SET PROBLEM. Take the listing from its first line through the line that contains "import * as" and please retype those lines exactly, leaving out the pictures.

[START]

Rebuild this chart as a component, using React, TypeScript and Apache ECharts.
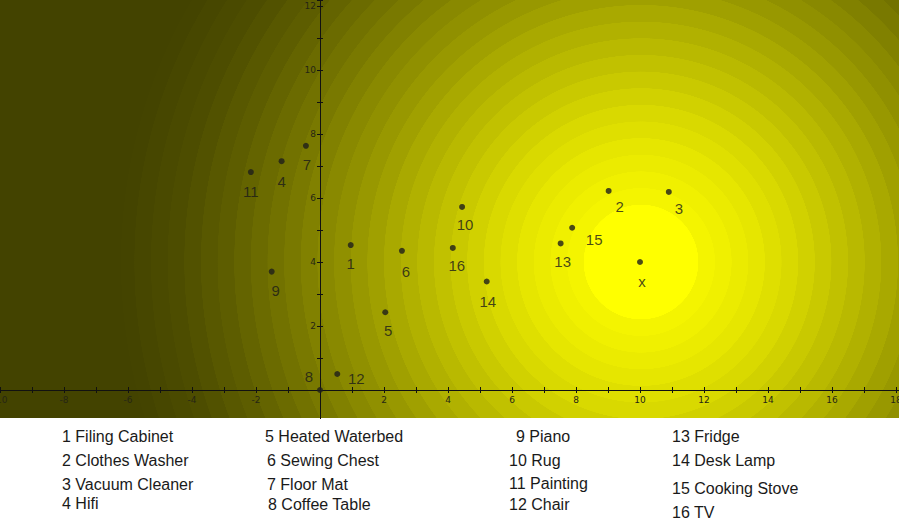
import React, { useEffect, useRef } from "react";
import * as echarts from "echarts";

// ---- data ----
const itemIds = ["1", "2", "3", "4", "5", "6", "7", "8", "9", "10", "11", "12", "13", "14", "15", "16"];
const itemNames = [
  "Filing Cabinet", "Clothes Washer", "Vacuum Cleaner", "Hifi",
  "Heated Waterbed", "Sewing Chest", "Floor Mat", "Coffee Table",
  "Piano", "Rug", "Painting", "Chair",
  "Fridge", "Desk Lamp", "Cooking Stove", "TV",
];
const xValues = [0.96, 9.02, 10.9, -1.2, 2.04, 2.56, -0.44, 0, -1.51, 4.44, -2.16, 0.54, 7.52, 5.21, 7.88, 4.15];
const yValues = [4.53, 6.22, 6.19, 7.15, 2.43, 4.35, 7.63, 0, 3.7, 5.72, 6.81, 0.5, 4.58, 3.39, 5.07, 4.44];
const idealLabel = "x";
const idealX = 10;
const idealY = 4;

// ---- styles / layout ----
const labelOffsets: Record<string, number[]> = {
  "1": [0, 18], "2": [11, 16], "3": [10, 17], "4": [0, 20], "5": [3, 18], "6": [4, 21],
  "7": [1, 19], "8": [-11, -14], "9": [4, 19], "10": [3, 18], "11": [0, 19], "12": [19, 4],
  "13": [2, 18], "14": [1, 20], "15": [22, 12], "16": [4, 18], x: [2, 19],
};
const legendPos: Record<string, number[]> = {
  "1": [62, 436], "2": [62, 460], "3": [62, 484], "4": [62, 503],
  "5": [265, 436], "6": [267, 460], "7": [267, 484], "8": [268, 504],
  "9": [516, 436], "10": [509, 460], "11": [509, 483], "12": [509, 504],
  "13": [672, 436], "14": [672, 460], "15": [672, 488], "16": [672, 512],
};
const W = 899;
const H = 524;
const PLOT_H = 418;
const GRID_H = 422;
const X_MIN = -10;
const X_MAX = 18.09375;
const Y_MIN = -1;
const Y_MAX = 12.1875;
const FONT = "'Liberation Sans', Arial, sans-serif";
const TICK_FONT = "'DejaVu Sans', sans-serif";

// background colour anchors (offset along radius, colour)
const gradientAnchors: [number, string][] = [
  [0.11, "#f6f600"],
  [0.2, "#eaea00"],
  [0.3, "#d6d600"],
  [0.4, "#bdbd00"],
  [0.5, "#a3a300"],
  [0.6, "#8a8a00"],
  [0.7, "#727200"],
  [0.8, "#5d5d00"],
  [0.9, "#4c4c00"],
  [1, "#434300"],
];
const BAND = 0.032;

function hexToRgb(h: string) {
  return [1, 3, 5].map((i) => parseInt(h.slice(i, i + 2), 16));
}
function colorAt(t: number) {
  if (t <= gradientAnchors[0][0]) return gradientAnchors[0][1];
  for (let i = 1; i < gradientAnchors.length; i++) {
    const [o1, c1] = gradientAnchors[i];
    const [o0, c0] = gradientAnchors[i - 1];
    if (t <= o1) {
      const f = (t - o0) / (o1 - o0);
      const a = hexToRgb(c0);
      const b = hexToRgb(c1);
      const m = a.map((v, k) => Math.round(v + (b[k] - v) * f));
      return `rgb(${m[0]},${m[1]},${m[2]})`;
    }
  }
  return gradientAnchors[gradientAnchors.length - 1][1];
}
function bandedStops() {
  const stops: { offset: number; color: string }[] = [
    { offset: 0, color: "#ffff00" },
    { offset: 0.11, color: "#ffff00" },
  ];
  for (let s = 0.11; s < 1; s += BAND) {
    const e = Math.min(1, s + BAND);
    const c = colorAt((s + e) / 2);
    stops.push({ offset: s + 0.0005, color: c });
    stops.push({ offset: e, color: c });
  }
  stops.push({ offset: 1, color: "#434300" });
  return stops;
}

const tickFmt = (v: number) => (v % 2 === 0 && v !== 0 ? String(v) : "");

export default function App() {
  const ref = useRef<HTMLDivElement>(null);
  useEffect(() => {
    if (!ref.current) return;
    const chart = echarts.init(ref.current, undefined, { renderer: "svg" });

    const pointData = itemIds.map((id, i) => ({
      name: id,
      value: [xValues[i], yValues[i]],
      label: { offset: labelOffsets[id] },
    }));
    pointData.push({
      name: idealLabel,
      value: [idealX, idealY],
      label: { offset: labelOffsets[idealLabel] },
    });

    const legendTexts = itemIds.map((id, i) => ({
      type: "text",
      x: legendPos[id][0],
      y: legendPos[id][1],
      z: 60,
      silent: true,
      style: {
        text: `${id} ${itemNames[i]}`,
        fill: "#1a1a1a",
        font: `16px ${FONT}`,
        textVerticalAlign: "middle",
        textAlign: "left",
      },
    }));

    // pixel offsets placing the axes through the origin
    const xAxisOffset = -(GRID_H * (0 - Y_MIN)) / (Y_MAX - Y_MIN);
    const yAxisOffset = -(W * (0 - X_MIN)) / (X_MAX - X_MIN);

    const tickStyle = { color: "#111", width: 1 };
    const labelStyle = { fontSize: 9, color: "#262614", fontFamily: TICK_FONT };

    const option: any = {
      animation: false,
      backgroundColor: "#ffffff",
      grid: {
        left: 0, top: 0, width: W, height: GRID_H,
        containLabel: false, outerBoundsMode: "none",
      },
      xAxis: [
        {
          type: "value", min: X_MIN, max: X_MAX, interval: 1,
          position: "bottom", offset: xAxisOffset,
          splitLine: { show: false },
          axisLine: { onZero: false, lineStyle: tickStyle },
          axisTick: { length: 3, lineStyle: tickStyle },
          axisLabel: { ...labelStyle, formatter: tickFmt, margin: 5 },
        },
        {
          type: "value", min: X_MIN, max: X_MAX, interval: 1,
          position: "bottom", offset: xAxisOffset,
          splitLine: { show: false },
          axisLine: { show: false, onZero: false },
          axisTick: { inside: true, length: 3, lineStyle: tickStyle },
          axisLabel: { show: false },
        },
      ],
      yAxis: [
        {
          type: "value", min: Y_MIN, max: Y_MAX, interval: 1,
          position: "left", offset: yAxisOffset,
          splitLine: { show: false },
          axisLine: { onZero: false, lineStyle: tickStyle },
          axisTick: { length: 3, lineStyle: tickStyle },
          axisLabel: { ...labelStyle, formatter: tickFmt, margin: 4 },
        },
        {
          type: "value", min: Y_MIN, max: Y_MAX, interval: 1,
          position: "left", offset: yAxisOffset,
          splitLine: { show: false },
          axisLine: { show: false, onZero: false },
          axisTick: { inside: true, length: 3, lineStyle: tickStyle },
          axisLabel: { show: false },
        },
      ],
      graphic: [
        {
          type: "rect",
          z: -10,
          silent: true,
          shape: { x: 0, y: 0, width: W, height: PLOT_H },
          style: { fill: new echarts.graphic.RadialGradient(641, 262, 520, bandedStops(), true) },
        },
        {
          type: "rect",
          z: 50,
          silent: true,
          shape: { x: 0, y: 419, width: W, height: H - 419 },
          style: { fill: "#ffffff" },
        },
        ...legendTexts,
      ],
      series: [
        {
          type: "scatter",
          xAxisIndex: 0,
          yAxisIndex: 0,
          symbolSize: 6,
          itemStyle: { color: "#1e1e1a" },
          label: {
            show: true,
            position: "inside",
            formatter: "{b}",
            fontSize: 15,
            color: "#1a1a1a",
            fontFamily: FONT,
          },
          data: pointData,
        },
      ],
    };
    chart.setOption(option);
    return () => chart.dispose();
  }, []);

  return (
    <div
      ref={ref}
      style={{ position: "fixed", left: 0, top: 0, width: W, height: H, background: "#fff" }}
    />
  );
}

[END]

WRITTEN RESPONSE.
Rebuild this chart as a component, using React, TypeScript and Apache ECharts.
import React, { useEffect, useRef } from "react";
import * as echarts from "echarts";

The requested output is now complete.